First‑Love Holiness and Harvest of Righteousness
James 3:18 declares a simple, decisive principle: “Peacemakers who sow in peace reap a harvest of righteousness.” This is not a metaphor for passive optimism; it is a theological and practical framework for personal and corporate holiness, spiritual fruitfulness, and communal transformation.
The harvest as a spiritual dividend of returning to first‑love holiness and purity
- The harvest of righteousness is produced by hearts that return to their first love for God and pursue holiness and purity in daily life. The harvest is neither automatic nor superficial; it issues from repentance, renewed devotion, and a restored “house of holiness” that puts God first ([43:57] and [45:13]).
- Worldly compromises and divided loyalties are described as spiritual adultery: allowing lesser loves to occupy the heart undermines true devotion and spoils the soil that should bear righteousness ([01:27:09] and [01:31:58]).
- Purity here is a posture of the heart—willingness to be sanctified and transformed—rather than an unattainable perfection. That inward sanctification is foundational for the wisdom that produces peace and righteous fruit ([01:27:09]).
Peacemakers sow peace from a repentant, sanctified heart
- True peacemaking flows from godly wisdom. That wisdom is characterized as pure, peace‑loving, considerate, submissive, merciful, fruitful, impartial, and sincere. These are not optional virtues but the defining marks of wisdom that creates peace and life ([01:25:32]).
- Earthly wisdom—rooted in selfish ambition, envy, and disorder—produces division and destruction; godly wisdom produces unity, healing, and a harvest of righteousness ([01:18:47] and [01:21:40]).
- When peace is sown from a cleansed heart, the harvest is tangible: transformed lives, restored relationships, and people drawn to righteousness as a spiritual dividend of faithful peacemaking ([01:43:35]).
A practical, prophetic call to purge worldly “side‑chick” influences
- Worldly influences that are welcomed into the home and heart—secular media that contradicts biblical purity, tolerated sin in domestic life, and cultural values that compete with devotion to God—contaminate the soil where righteous fruit should grow ([01:31:58]).
- Even a small allowance of corrupting influence will spoil the whole of spiritual life, like mixing “puppy poop” into brownies: once contamination is present, the product is ruined and must be purged ([01:35:49]).
- The necessary response is decisive moral and spiritual removal of those influences: stop compromising, repent, and restore a heart wholly given to God so that genuine peacemaking can begin and bear fruit ([01:27:09]).

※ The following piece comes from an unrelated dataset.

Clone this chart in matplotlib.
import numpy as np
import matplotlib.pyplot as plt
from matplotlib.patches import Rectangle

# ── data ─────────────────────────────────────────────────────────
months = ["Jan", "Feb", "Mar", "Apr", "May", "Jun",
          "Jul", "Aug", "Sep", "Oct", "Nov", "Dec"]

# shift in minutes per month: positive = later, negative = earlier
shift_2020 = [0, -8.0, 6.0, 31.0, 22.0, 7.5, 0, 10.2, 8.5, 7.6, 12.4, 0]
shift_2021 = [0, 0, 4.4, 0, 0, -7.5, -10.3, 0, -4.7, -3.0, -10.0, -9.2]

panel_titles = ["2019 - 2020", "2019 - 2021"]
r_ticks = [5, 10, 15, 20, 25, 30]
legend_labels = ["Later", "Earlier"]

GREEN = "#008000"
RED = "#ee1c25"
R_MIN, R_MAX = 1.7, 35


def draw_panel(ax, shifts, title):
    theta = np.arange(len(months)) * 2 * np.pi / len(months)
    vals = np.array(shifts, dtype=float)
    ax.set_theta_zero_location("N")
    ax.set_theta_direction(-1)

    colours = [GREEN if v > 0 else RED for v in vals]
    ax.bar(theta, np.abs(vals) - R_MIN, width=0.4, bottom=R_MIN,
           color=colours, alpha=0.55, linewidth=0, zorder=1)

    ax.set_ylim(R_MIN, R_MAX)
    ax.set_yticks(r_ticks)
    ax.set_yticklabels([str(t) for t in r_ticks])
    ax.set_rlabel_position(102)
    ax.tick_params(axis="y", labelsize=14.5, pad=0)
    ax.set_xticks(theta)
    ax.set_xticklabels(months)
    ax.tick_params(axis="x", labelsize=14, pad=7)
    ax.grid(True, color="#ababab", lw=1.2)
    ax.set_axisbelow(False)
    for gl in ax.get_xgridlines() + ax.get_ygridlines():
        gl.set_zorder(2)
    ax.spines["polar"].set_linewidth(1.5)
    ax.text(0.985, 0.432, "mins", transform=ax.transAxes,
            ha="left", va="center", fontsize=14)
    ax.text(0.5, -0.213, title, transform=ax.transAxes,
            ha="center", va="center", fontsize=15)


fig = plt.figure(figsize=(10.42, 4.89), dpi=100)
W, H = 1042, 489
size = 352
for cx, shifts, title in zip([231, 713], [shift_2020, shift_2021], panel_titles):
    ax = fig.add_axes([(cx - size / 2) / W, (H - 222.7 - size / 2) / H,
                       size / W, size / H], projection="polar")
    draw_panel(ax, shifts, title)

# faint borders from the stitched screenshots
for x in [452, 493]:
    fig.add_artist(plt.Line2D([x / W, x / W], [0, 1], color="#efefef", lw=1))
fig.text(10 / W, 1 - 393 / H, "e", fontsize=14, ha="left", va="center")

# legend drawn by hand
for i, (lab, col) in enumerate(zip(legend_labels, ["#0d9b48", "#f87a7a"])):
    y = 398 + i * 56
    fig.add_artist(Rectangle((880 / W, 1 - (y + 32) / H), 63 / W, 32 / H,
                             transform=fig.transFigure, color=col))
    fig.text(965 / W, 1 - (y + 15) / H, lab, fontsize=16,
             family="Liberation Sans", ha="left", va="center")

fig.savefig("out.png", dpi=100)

Restoring congregational holiness so the promised harvest appears
- The church is not a convenience or country club; it is a sanctuary for brokenness, repentance, restoration, and sanctification. Corporate sobriety and holiness are prerequisites for the harvest of righteousness to appear in a community ([43:57]).

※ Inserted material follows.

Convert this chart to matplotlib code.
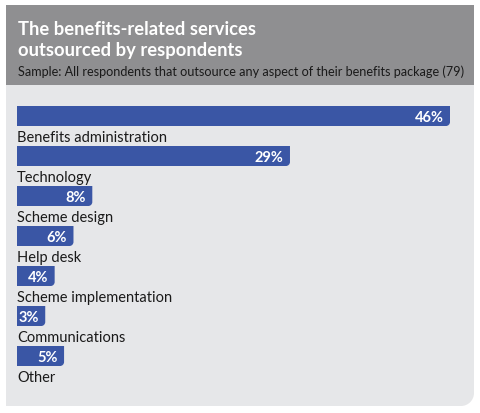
import matplotlib
matplotlib.use("Agg")
from matplotlib import pyplot as plt
from matplotlib.path import Path
from matplotlib.patches import PathPatch, Rectangle

plt.rcParams['font.family'] = ['Lato', 'DejaVu Sans']

categories = ["Benefits administration", "Technology", "Scheme design", "Help desk",
              "Scheme implementation", "Communications", "Other"]
values = [46, 29, 8, 6, 4, 3, 5]
value_labels = ["46%", "29%", "8%", "6%", "4%", "3%", "5%"]

title_lines = ["The benefits-related services", "outsourced by respondents"]
subtitle = "Sample: All respondents that outsource any aspect of their benefits package (79)"

W, H = 480, 414
bar_color = "#3a56a5"
header_color = "#8f8f91"
panel_color = "#e6e7e9"


def round_br_path(x0, y0, x1, y1, rx, ry):
    # rectangle with only the bottom-right corner rounded (y grows downward here)
    rx = min(rx, (x1 - x0) / 2)
    k = 0.55
    verts = [(x0, y0), (x1, y0), (x1, y1 - ry),
             (x1, y1 - ry + k * ry), (x1 - rx + k * rx, y1), (x1 - rx, y1),
             (x0, y1), (x0, y0)]
    codes = [Path.MOVETO, Path.LINETO, Path.LINETO,
             Path.CURVE4, Path.CURVE4, Path.CURVE4,
             Path.LINETO, Path.CLOSEPOLY]
    return Path(verts, codes)


fig = plt.figure(figsize=(W / 100, H / 100), dpi=100)
fig.patch.set_facecolor("white")

# background in pixel coordinates (y downward)
bg = fig.add_axes([0, 0, 1, 1])
bg.set_xlim(0, W)
bg.set_ylim(H, 0)
bg.axis("off")
bg.add_patch(PathPatch(round_br_path(6, 86, 474, 407, 13, 13), facecolor=panel_color,
                       edgecolor="none"))
bg.add_patch(Rectangle((6, 6), 468, 80, facecolor=header_color, edgecolor="none"))
for k, line in enumerate(title_lines):
    bg.text(18, 35 + 21 * k, line, color="white", fontsize=13.2, fontweight="bold",
            va="baseline", ha="left")
bg.text(18, 76, subtitle, color="#1a1a1a", fontsize=9.1, va="baseline", ha="left")

# bar axes: x 0..46 spans pixels 17..450, rows 40 px apart starting at 117
ax = fig.add_axes([17 / W, (H - 397) / H, 433 / W, 300 / H])
ax.set_xlim(0, 46)
ax.set_ylim(7.0, -0.5)
ax.axis("off")

bh = 0.5
rx = 4 * 46 / 433
ry = 4 / 40
for i, (cat, v, lab) in enumerate(zip(categories, values, value_labels)):
    ax.add_patch(PathPatch(round_br_path(0, i - bh / 2, v, i + bh / 2, rx, ry),
                           facecolor=bar_color, edgecolor="none"))
    ax.text(v - 0.65, i + 0.02, lab, color="white", fontsize=10.5, fontweight="bold",
            ha="right", va="center")
    ax.text(0, i + 0.53, cat, color="#1a1a1a", fontsize=10.5, ha="left", va="center")

fig.savefig("out.png", dpi=100, facecolor="white")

- Open, repeated invitation to repentance and restoration—continual access to the place of confession and renewal—creates the corporate environment in which sanctified peacemaking thrives ([47:56] and [48:40]).
- Persistent prayer and intentional discipleship aimed at sanctification enable the church to walk in godly wisdom and to reap a harvest characterized by transformed lives and souls drawn to God ([01:46:16] and [01:51:16]).
The present condition and the required response
- Indictment: The reality confronting many communities is that worldly, self‑seeking wisdom and compromising influences have infiltrated hearts and homes, producing chaos, division, and spiritual unfaithfulness. Allowing divided loyalties is a serious breach that undermines the possibility of a harvest of righteousness ([01:27:09] and [01:31:58]).
- Summons: The necessary response is clear and urgent—return to first‑love holiness and purity; embrace wisdom that is pure and peace‑loving; become peacemakers who intentionally sow peace from sanctified hearts; remove corrupting influences; and cultivate congregational holiness so the promised harvest of righteousness—salvation, restoration, and transformed lives—can be realized ([01:43:35] and [01:46:16]).
These teachings demand both inward change and outward practice: a sanctified heart produces godly wisdom, godly wisdom produces peacemaking, and peacemaking produces a harvest of righteousness. The pathway to that harvest is repentance, removal of compromise, disciplined holiness, and consistent cultivation of peace.